Gold Coast City Council is approaching a decision point on short-term rental regulation that will shape the city's housing market for years — and the window to act before 2032 Olympic preparation enters full swing is narrowing fast.
The pressure is real and local. Across Surfers Paradise, Broadbeach, and the northern corridor stretching toward Coomera — where Olympic venues are already under development — long-term rental vacancy rates have tightened sharply as investment properties cycle through platforms like Airbnb and Stayz. Residents in complexes along Ferny Avenue and the Esplanade have watched buildings flip from owner-occupier and long-term tenant mixes to near-total short-stay operations, often within a single financial year.
Queensland's state government introduced a short-term rental registration framework under its Planning and Environment Court reform agenda, but enforcement and local planning controls remain substantially in Council's hands. That division of responsibility is now the central tension — and the key decisions are coming whether Council is ready or not.
The Olympic Factor Is Accelerating the Timeline
Robina Stadium and the Coomera Indoor Sports Centre are both confirmed 2032 Olympic venues, and accommodation planners working on Games infrastructure have flagged the Gold Coast's short-term rental saturation as a complicating variable in guaranteed housing supply for athletes, officials, and workforce during the event. That gives the regulatory question an urgency it lacked two years ago.
Gold Coast's total dwelling approvals ran at elevated levels through 2024 and into 2025, but the pipeline is heavily skewed toward high-density product on the coastal strip — exactly the segment most vulnerable to short-term rental conversion. The Queensland Government's own housing data, published through the Department of Housing, shows the Gold Coast local government area among the state's tightest rental markets, with vacancy rates that have sat below two per cent for an extended period.
The City of Gold Coast's City Plan 2016 currently treats short-term accommodation as a use-class question handled at the development application stage, but it does not cap the proportion of units within a given building or precinct that can operate as short-stay. That gap is what advocates on both sides are watching.
Four Decisions That Will Define the Outcome
Council planners are understood to be working through at least four distinct policy levers, each carrying different political consequences ahead of the 2028 council election cycle. First is whether to adopt a registration and compliance scheme with real teeth — annual fees, inspections, and cancellation powers — rather than the current largely complaint-driven model. Second is whether to amend the City Plan to allow body corporates to set binding short-term rental caps by ordinary resolution rather than requiring unanimous agreement under the Body Corporate and Community Management Act.
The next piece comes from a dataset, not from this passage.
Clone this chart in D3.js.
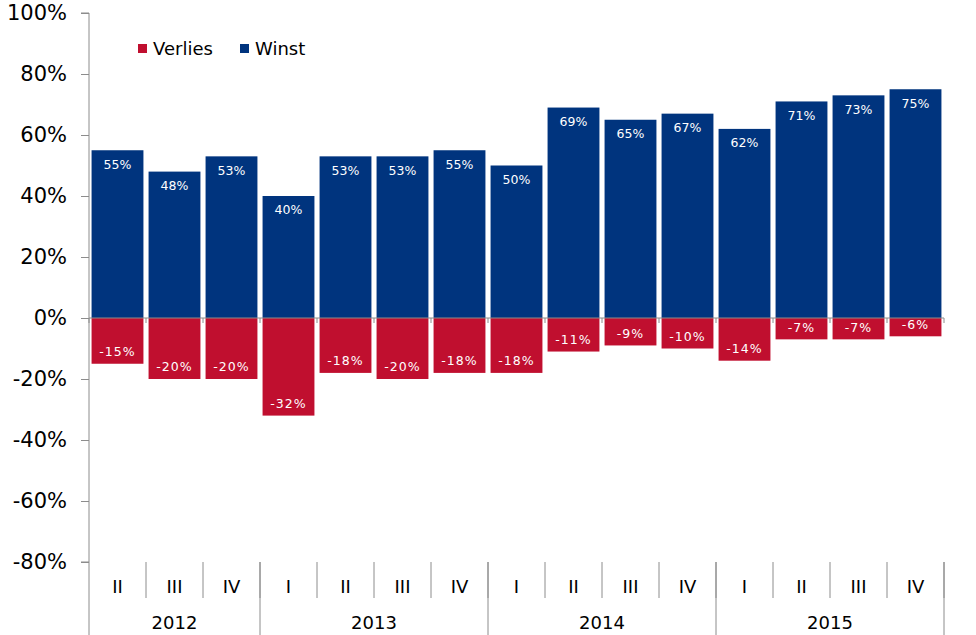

Third, and most contested, is whether the Pacific Motorway corridor from Robina to Ormeau will be designated a long-term residential priority zone ahead of Olympics planning, effectively restricting new short-stay approvals in key growth precincts. Fourth is the question of retrospectivity — whether properties already operating as de facto serviced apartments in buildings not built for that purpose will face compliance orders or grandfather protections.
Property industry bodies and individual investors are watching the third and fourth questions most carefully. Owners who paid upward of $650,000 for one-bedroom units in Broadbeach towers specifically to short-let them have significant capital at stake. Community housing advocates, meanwhile, point to the Southport CBD revitalisation precinct, where Council has invested in streetscape upgrades partly premised on attracting permanent residents, as a case study in what gets undermined when short-stay operators dominate an area.
The next formal opportunity for Council to move is the scheduled City Plan amendment round later in 2026, with submissions likely to open in the September quarter. That timing means any substantive rule change would not take effect until mid-2027 at the earliest — leaving roughly five years before Olympic logistics demand a settled, functional accommodation market across the city. Whether Council treats that window as sufficient breathing room or a reason to act faster will depend heavily on the political calculus inside chambers on Evandale Place in Southport.